Le poète a un statut à part, il est comme un prophète car quand il annonce et dit quelque chose, c'est comme s'il le faisait. Il a donc un rôle extraordinaire, au dessus des hommes, inspiré par Dieu.
Ce texte a une valeur performative. La parole est acte.
Le poète annonce l'avenir aux hommes et tient cette connaissance de Dieu. C'est là la conception d'Hugo de la poésie.
Le poète guide les hommes vers un progrès politique et religieux.
Cette mission passe par la parole poétique, qui a une telle force qu'elle fera changer le monde et les hommes.
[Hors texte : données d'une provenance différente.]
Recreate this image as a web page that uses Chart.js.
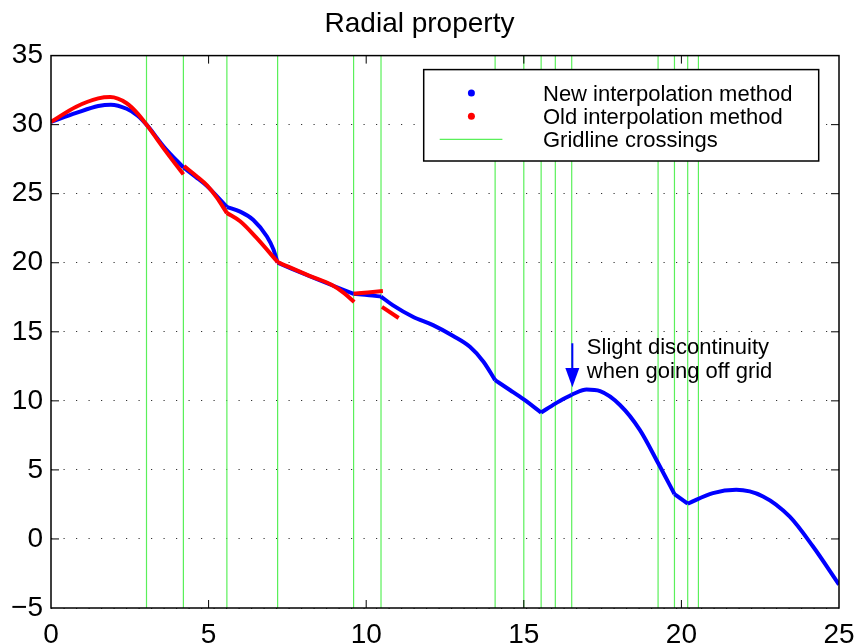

Le prophète étant celui qui parle au nom de Dieu, le poète se met au dessus des hommes, juste après Dieu.
V. 23, Hugo sent une présence divine dont il se fait l'interprète et qui permettra plus de bonheur sur Terre.
V. 22: «serf», terme du Moyen-Âge, et «prolétaire», beaucoup plus moderne. C'est une vision sociale étonnante.
Hugo croit à une résurrection des bannis, qui terminent la dimension religieuse. Tous seront réunis dans la mort, où ils se réveilleront (v. 35)
Il y a donc une évolution du gouffre obscur (v. 16), au tombeau puis à la résurrection et à la lumière (v. 35-36)
Conclusion
Cet extrait porte sur un sujet politique: les bannis par Napoléon III, qui était d'actualité au moment de l'écriture. Le poète s'exprime en son nom et parle au nom de tous les bannis, voire de tous les hommes en utilisant un registre lyrique et épique. Le poète donne une dimension exceptionnelle aux bannis. Ces opposants, l'Humanité qui souffre et tous les hommes connaîtront un avenir radieux. Le poète a ici un rôle de prophète annonçant l'avenir qui guide les hommes vers un progrès spirituel et social. Sa mission passe par la parole poétique.